Her early aptitude for drawing also hinted at a natural eye for color and how to intuitively arrange design elements within a frame.

“I would spend hours drawing and experimenting with designs,” she recalls. “I think my obsession and consistent progress drawing as a kid was a clear indication of my innate creative inclinations.”

As she grew older and began sewing herself, she often repurposed garments and fabrics into new pieces that she could wear. This hands-on exploration of her personal style unearthed a deeper curiosity about fashion and its ability to mold and redefine style.

“Once It was time to choose a career path, it just felt natural to choose a creative career, as I was always involved in the arts and found the most fulfillment in creating,” she reflects.

Globe-trotting between Cairo, New York, Paris, and Seoul, Tahir honed her craft under the mentorship of international experts and local artisans, each contributing equally to her creative inspiration.

After graduating from the prestigious Parsons School of Design in New York, she gained exposure to the global fashion industry by creatively directing editorials featured in esteemed publications like Vogue Arabia, Elle USA, and Vogue Italia.

Working alongside iconic celebrities like Rihanna and Beyoncé on these editorials gave Tahir insights into the demands and gaps within the global fashion market, equipping her to reimagine traditional textiles for a contemporary audience.

Reimagining the Arab visual identity 

Credit: Mina Tahir

When looking in the mirror, the first thing people notice is often how they dress. In Western cultures, clothing tends to be seen as a form of self-expression, whereas in other cultures, it holds deeper significance as a representation of cultural identity.

Tahir’s work centers on bridging the gap between self-expression and cultural identity, exploring the intersections of these two distinct realms and demonstrating how fashion can simultaneously embody personal expression and cultural heritage.

For decades, media representations of Arabs have often relied on stereotypical portrayals, particularly regarding fashion. This simplification overlooks the rich history and cultural significance embedded within Arab dress traditions.

In contrast, Tahir Tahir delves into the soul of Eastern and Arab fashion, highlighting its intricate details, symbolism, and deeper connection to tradition and spirituality.

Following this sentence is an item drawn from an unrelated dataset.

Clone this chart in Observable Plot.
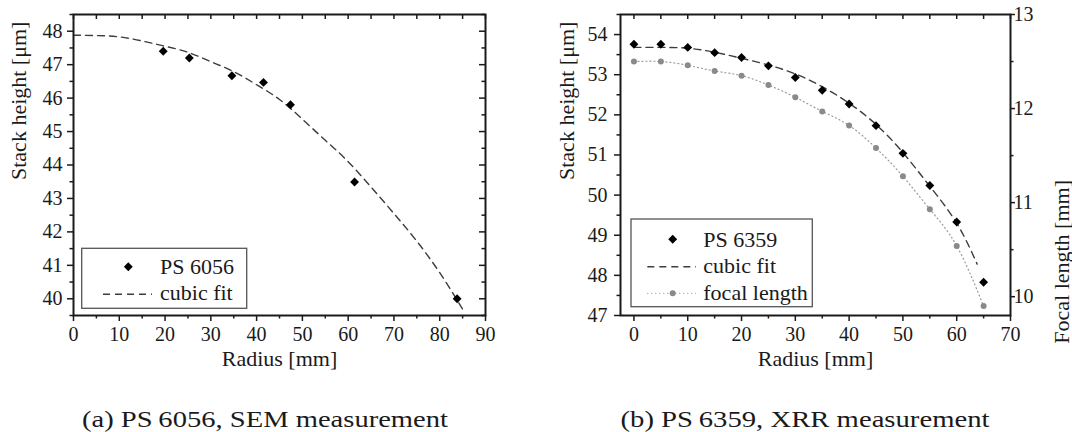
<!DOCTYPE html>
<html>
<head>
<meta charset="utf-8">
<script src="https://cdn.jsdelivr.net/npm/d3@7"></script>
<script src="https://cdn.jsdelivr.net/npm/@observablehq/plot@0.6"></script>
<style>
  body { margin: 0; background: #fff; }
  #fig { position: relative; width: 1072px; height: 432px; font-family: "Liberation Serif", serif; color: #111; }
  #fig > svg { position: absolute; top: 0; }
  #fig svg, #fig svg text, #fig svg g { font-family: "Liberation Serif", "Times New Roman", serif !important; }
</style>
</head>
<body>
<div id="fig"></div>
<script>
// ---------- data (a): PS 6056, SEM ----------
const semRadius = [19.6, 25.3, 34.6, 41.5, 47.4, 61.4, 83.8];
const semHeight = [47.40, 47.20, 46.67, 46.47, 45.80, 43.49, 40.00];
const semFitRadius = [0, 5, 10, 15, 20, 25, 30, 35, 40, 45, 50, 55, 60, 65, 70, 75, 80, 85];
const semFitHeight = [47.88, 47.87, 47.83, 47.71, 47.55, 47.37, 47.09, 46.79, 46.40, 45.96, 45.37, 44.74, 44.10, 43.34, 42.55, 41.72, 40.78, 39.69];

// ---------- data (b): PS 6359, XRR ----------
const xrrRadius = [0, 5, 10, 15, 20, 25, 30, 35, 40, 45, 50, 55, 60, 65];
const xrrHeight = [53.76, 53.76, 53.68, 53.55, 53.43, 53.22, 52.93, 52.61, 52.27, 51.73, 51.04, 50.24, 49.33, 47.83];
const xrrFitRadius = [0, 5, 10, 15, 20, 25, 30, 35, 40, 45, 50, 55, 60, 63.8];
const xrrFitHeight = [53.68, 53.68, 53.66, 53.56, 53.41, 53.24, 53.02, 52.70, 52.29, 51.76, 51.06, 50.22, 49.30, 48.28];
const focalLength = [12.50, 12.50, 12.46, 12.40, 12.35, 12.25, 12.12, 11.97, 11.82, 11.58, 11.28, 10.93, 10.54, 9.90];

// ---------- ticks / labels ----------
const semXMajor = [0, 10, 20, 30, 40, 50, 60, 70, 80, 90];
const semXMinor = [5, 15, 25, 35, 45, 55, 65, 75, 85];
const semYMajor = [40, 41, 42, 43, 44, 45, 46, 47, 48];
const semYMinor = [39.5, 40.5, 41.5, 42.5, 43.5, 44.5, 45.5, 46.5, 47.5, 48.5];
const xrrXMajor = [0, 10, 20, 30, 40, 50, 60, 70];
const xrrXMinor = [5, 15, 25, 35, 45, 55, 65];
const xrrYMajor = [47, 48, 49, 50, 51, 52, 53, 54];
const xrrYMinor = [47.5, 48.5, 49.5, 50.5, 51.5, 52.5, 53.5, 54.5];
const focalMajor = [10, 11, 12, 13];
const focalMinor = [10.5, 11.5, 12.5];

const xLabel = "Radius [mm]";
const yLabel = "Stack height [μm]";
const y2Label = "Focal length [mm]";
const captionA = "(a) PS\u20096056, SEM measurement";
const captionB = "(b) PS\u20096359, XRR measurement";

// ---------- tables ----------
const semPts = semRadius.map((r, i) => ({r, h: semHeight[i]}));
const semFit = semFitRadius.map((r, i) => ({r, h: semFitHeight[i]}));
const xrrPts = xrrRadius.map((r, i) => ({r, h: xrrHeight[i]}));
const xrrFit = xrrFitRadius.map((r, i) => ({r, h: xrrFitHeight[i]}));

// secondary axis mapping: focal [9.8, 13] -> stack height [47, 54.5]
const yDomB = [47, 54.5], fDom = [9.8, 13];
const toLeft = f => yDomB[0] + (f - fDom[0]) * (yDomB[1] - yDomB[0]) / (fDom[1] - fDom[0]);
const toRight = y => fDom[0] + (y - yDomB[0]) * (fDom[1] - fDom[0]) / (yDomB[1] - yDomB[0]);
const focalPts = xrrRadius.map((r, i) => ({r, f: toLeft(focalLength[i])}));

const W = 536, H = 380;
const INK = "#1a1a1a";
const FONT = "Liberation Serif";
const baseStyle = {fontFamily: FONT, fontSize: "20px", color: INK, background: "none", overflow: "visible"};

function ticksX(vals, where, len, plotH) {
  return where === "out"
    ? Plot.tickX(vals, {x: d => d, insetTop: plotH, insetBottom: -len, stroke: INK, strokeWidth: 1.5})
    : Plot.tickX(vals, {x: d => d, insetTop: 0, insetBottom: plotH - len, stroke: INK, strokeWidth: 1.5});
}
function ticksYLeft(vals, len, plotW) {
  return Plot.tickY(vals, {y: d => d, insetLeft: -len, insetRight: plotW, stroke: INK, strokeWidth: 1.5});
}
function ticksYRightIn(vals, len, plotW) {
  return Plot.tickY(vals, {y: d => d, insetLeft: plotW - len, insetRight: 0, stroke: INK, strokeWidth: 1.5});
}
function ticksYRightOut(vals, len, plotW) {
  return Plot.tickY(vals, {y: d => d, insetLeft: plotW, insetRight: -len, stroke: INK, strokeWidth: 1.5});
}

// ---------- panel (a) ----------
{
  const mL = 73, mR = 51, mT = 14, mB = 65;
  const pW = W - mL - mR, pH = H - mT - mB;
  const chart = Plot.plot({
    width: W, height: H,
    marginLeft: mL, marginRight: mR, marginTop: mT, marginBottom: mB,
    x: {domain: [0, 90]},
    y: {domain: [39.5, 48.5]},
    style: baseStyle,
    marks: [
      Plot.line(semFit, {x: "r", y: "h", stroke: "#3d3d3d", strokeWidth: 1.4, strokeDasharray: "7,5", curve: "natural"}),
      Plot.dot(semPts, {x: "r", y: "h", symbol: "diamond2", r: 4, fill: "#000", stroke: "none"}),
      ticksX(semXMajor, "out", 6, pH),
      ticksX(semXMinor, "out", 3.5, pH),
      ticksX(semXMajor.concat(semXMinor), "in", 5, pH),
      ticksYLeft(semYMajor, 6, pW),
      ticksYLeft(semYMinor, 3.5, pW),
      ticksYRightIn(semYMajor, 6, pW),
      ticksYRightIn(semYMinor, 3.5, pW),
      Plot.axisX(semXMajor, {tickSize: 0, tickPadding: 11, label: null, fontFamily: FONT}),
      Plot.axisY(semYMajor, {tickSize: 0, tickPadding: 11, label: null, fontFamily: FONT}),
      Plot.text([xLabel], {text: d => d, frameAnchor: "bottom", dy: 50, fontSize: 22, fontFamily: FONT}),
      Plot.text([yLabel], {text: d => d, frameAnchor: "left", rotate: -90, dx: -55, dy: 15, fontSize: 22, fontFamily: FONT}),
      Plot.frame({stroke: INK, strokeWidth: 2})
    ]
  });
  chart.style.left = "0px";
  document.getElementById("fig").appendChild(chart);
}

// ---------- panel (b) ----------
{
  const mL = 84, mR = 62, mT = 14, mB = 65;
  const pW = W - mL - mR, pH = H - mT - mB;
  const chart = Plot.plot({
    width: W, height: H,
    marginLeft: mL, marginRight: mR, marginTop: mT, marginBottom: mB,
    x: {domain: [-2.5, 70]},
    y: {domain: yDomB},
    style: baseStyle,
    marks: [
      Plot.line(focalPts, {x: "r", y: "f", stroke: "#999", strokeWidth: 1.2, strokeDasharray: "1,3", curve: "natural"}),
      Plot.dot(focalPts, {x: "r", y: "f", r: 3, fill: "#8a8a8a", stroke: "none"}),
      Plot.line(xrrFit, {x: "r", y: "h", stroke: "#3d3d3d", strokeWidth: 1.4, strokeDasharray: "7,5", curve: "natural"}),
      Plot.dot(xrrPts, {x: "r", y: "h", symbol: "diamond2", r: 4, fill: "#000", stroke: "none"}),
      ticksX(xrrXMajor, "out", 6, pH),
      ticksX(xrrXMinor, "out", 3.5, pH),
      ticksX(xrrXMajor.concat(xrrXMinor), "in", 5, pH),
      ticksYLeft(xrrYMajor, 6, pW),
      ticksYLeft(xrrYMinor, 3.5, pW),
      ticksYRightOut(focalMajor.map(toLeft), 5, pW),
      ticksYRightOut(focalMinor.map(toLeft), 3.5, pW),
      Plot.axisX(xrrXMajor, {tickSize: 0, tickPadding: 11, label: null, fontFamily: FONT}),
      Plot.axisY(xrrYMajor, {tickSize: 0, tickPadding: 13, label: null, fontFamily: FONT}),
      Plot.axisY(focalMajor.map(toLeft), {anchor: "right", tickSize: 0, tickPadding: 3, label: null, fontFamily: FONT,
        tickFormat: d => String(Math.round(toRight(d)))}),
      Plot.text([xLabel], {text: d => d, frameAnchor: "bottom", dy: 50, fontSize: 22, fontFamily: FONT}),
      Plot.text([yLabel], {text: d => d, frameAnchor: "left", rotate: -90, dx: -54, dy: 15, fontSize: 22, fontFamily: FONT}),
      Plot.text([y2Label], {text: d => d, frameAnchor: "right", rotate: -90, dx: 51, dy: 15, fontSize: 22, fontFamily: FONT}),
      Plot.frame({stroke: INK, strokeWidth: 2})
    ]
  });
  chart.style.left = W + "px";
  document.getElementById("fig").appendChild(chart);
}

// ---------- legends and captions overlay ----------
{
  const svg = d3.select("#fig").append("svg")
    .attr("width", 1072).attr("height", 432)
    .style("left", "0px").style("pointer-events", "none")
    .style("fill", INK);
  const diamond = d3.symbol(d3.symbolDiamond2, Math.PI * 16)();

  // legend (a)
  const la = svg.append("g");
  la.append("rect").attr("x", 81.7).attr("y", 248.3).attr("width", 165).attr("height", 60)
    .attr("fill", "#fff").attr("stroke", "#555").attr("stroke-width", 1.3);
  la.append("path").attr("d", diamond).attr("transform", "translate(128.3,266.7)").attr("fill", "#000");
  la.append("text").attr("x", 160).attr("y", 274).attr("font-size", 22).text("PS 6056");
  la.append("line").attr("x1", 103).attr("x2", 152).attr("y1", 294.3).attr("y2", 294.3)
    .attr("stroke", "#3d3d3d").attr("stroke-width", 1.4).attr("stroke-dasharray", "7,5");
  la.append("text").attr("x", 160).attr("y", 300).attr("font-size", 22).text("cubic fit");

  // legend (b)
  const lb = svg.append("g");
  lb.append("rect").attr("x", 631).attr("y", 219).attr("width", 181.3).attr("height", 87.7)
    .attr("fill", "#fff").attr("stroke", "#555").attr("stroke-width", 1.3);
  lb.append("path").attr("d", diamond).attr("transform", "translate(672.7,239.3)").attr("fill", "#000");
  lb.append("text").attr("x", 703.3).attr("y", 246.7).attr("font-size", 22).text("PS 6359");
  lb.append("line").attr("x1", 647.3).attr("x2", 696).attr("y1", 266.7).attr("y2", 266.7)
    .attr("stroke", "#3d3d3d").attr("stroke-width", 1.4).attr("stroke-dasharray", "7,5");
  lb.append("text").attr("x", 703.3).attr("y", 273.3).attr("font-size", 22).text("cubic fit");
  lb.append("line").attr("x1", 647.3).attr("x2", 696).attr("y1", 293.3).attr("y2", 293.3)
    .attr("stroke", "#999").attr("stroke-width", 1.2).attr("stroke-dasharray", "1,3");
  lb.append("circle").attr("cx", 672.7).attr("cy", 293.3).attr("r", 3).attr("fill", "#8a8a8a");
  lb.append("text").attr("x", 703.3).attr("y", 300).attr("font-size", 22).text("focal length");

  // captions (LaTeX-style, wide set)
  svg.append("text").attr("x", 265).attr("y", 427).attr("text-anchor", "middle").attr("font-size", 23)
    .attr("textLength", 366).attr("lengthAdjust", "spacingAndGlyphs").text(captionA);
  svg.append("text").attr("x", 805).attr("y", 427).attr("text-anchor", "middle").attr("font-size", 23)
    .attr("textLength", 369).attr("lengthAdjust", "spacingAndGlyphs").text(captionB);
}
</script>
</body>
</html>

In her debut collection for her fashion label, she explores the interplay and mutual influence between Western and Eastern visual cultures. “These cultures are not isolated and globalization has created a dynamic exchange between the two, where aesthetics and innovations from both spheres influenced one another,” she adds.

Her label is well-known for reimagining traditional Arabic carpet designs and transforming them into contemporary garments, breathing new life into tradition.

“My aim was to create wearable art that tells compelling stories and connects with contemporary audiences, paying homage to traditional craftsmanship by presenting it in a fresh way for a new generation,” she says.

In 2021, Mina Tahir was honored as one of the debut talent finalists for the Fashion Trust Arabia Award for her brand. The following year, in 2022, she achieved further recognition by winning the Vogue Italia CFE, leading to the debut of her collection at Milan Fashion Week SS23.

What sets Tahir’s work apart is not only her innovative designs but also her approach to production and functionality.

For instance, she frequently partners with local artisans to craft her garments and adopts a sustainable philosophy in design. On top of that, she integrates advanced textile technologies to enhance and modernize traditional handcraft techniques.

“The intersection of technology, craft, and time allows me to create unique pieces that are both deeply rooted in cultural heritage and innovative in their execution,” she says.

Her meticulous attention to detail ensures her brand’s authenticity. It goes beyond celebrating diversity through design; it also empowers local artisans by integrating their craft into the very foundation of her work.

Each fashion piece tells a story. This story intertwines Tahir’s culture with the wearer’s personality: someone who is independent, culturally conscious, and embraces the modern world without losing their roots.